Importing Turmoil Soros’ success overseas has been in moving politicians and policy like chess pieces using money, media, and connections. He has used the same formula with mixed success in the United States, as Palumbo writes in his chapters on Soros’ influence in higher education, local political races, and media organizations. These activities have varied with intensity, but picked up significantly following the George Floyd protests in 2020.

Palumbo details the Soros connections to a number of American nonprofits such as the Reverand William Barber II’s Poor People’s Campaign that have streamlined and amplified the reach of movements that often have a hard time standing out from a crowd of similar groups.

Another way Soros has adapted to the American landscape was his process of forming and molding a flattering class of academics. The most crucial element of this was the founding of Central European University. The CEU’s main function was to serve as a glorified think tank to lend institutional heft to his already formed opinions of how “open society” governments and media should function.

Whereas the CEU started out as a post-Cold War vanguard in Budapest (since closed) constructed in his image, in the United States Soros has sought to influence existing institutions and subvert them from within. As an appendix to the book, Palumbo lists several universities and colleges such as Bard College in New York and the Talloires Network of Engaged Universities as other institutions co-opted or associated with Soros. In the case of Bard, a college with only about 2,200 students in undergraduate and graduate programs, Soros gifted the school a monster $500 million donation in 2021.

It is almost impossible to find an objective and unbiased analysis of Soros’ politics and personality, as most opinions related to him are either in condemnation of his manipulation of political and financial systems or apologia that attempt to paint such criticisms as sinister attacks on democratic “open society” or thinly concealed anti-Semitism.

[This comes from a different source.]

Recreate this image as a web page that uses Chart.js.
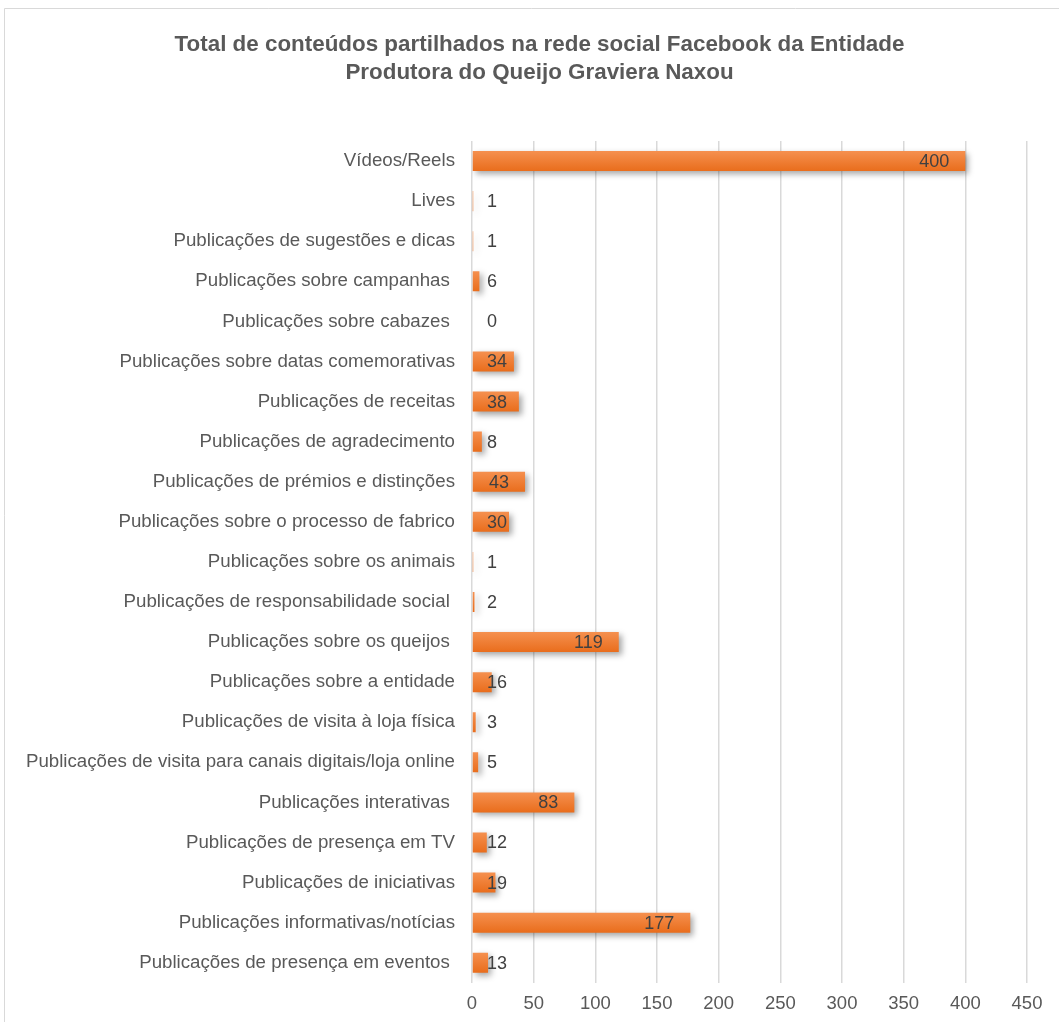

Palumbo’s is certainly not the hyperbolic polemic that many previous critical biographies of Soros have been, but it takes a dim view of his effects on nations and their discourse, and goes on to warn about how he has prepared his Open Societies Foundation to continue this work once he passes away. What the book lacks is a deeper inspection of the Soros business and investing methodology, as it only scratches the surface of this theme.

Overall The Man Behind the Curtain offers a useful introduction to how this mercurial tycoon has blazed a path for so many similarly minded uber-wealthy influencers to shape politics for better or worse.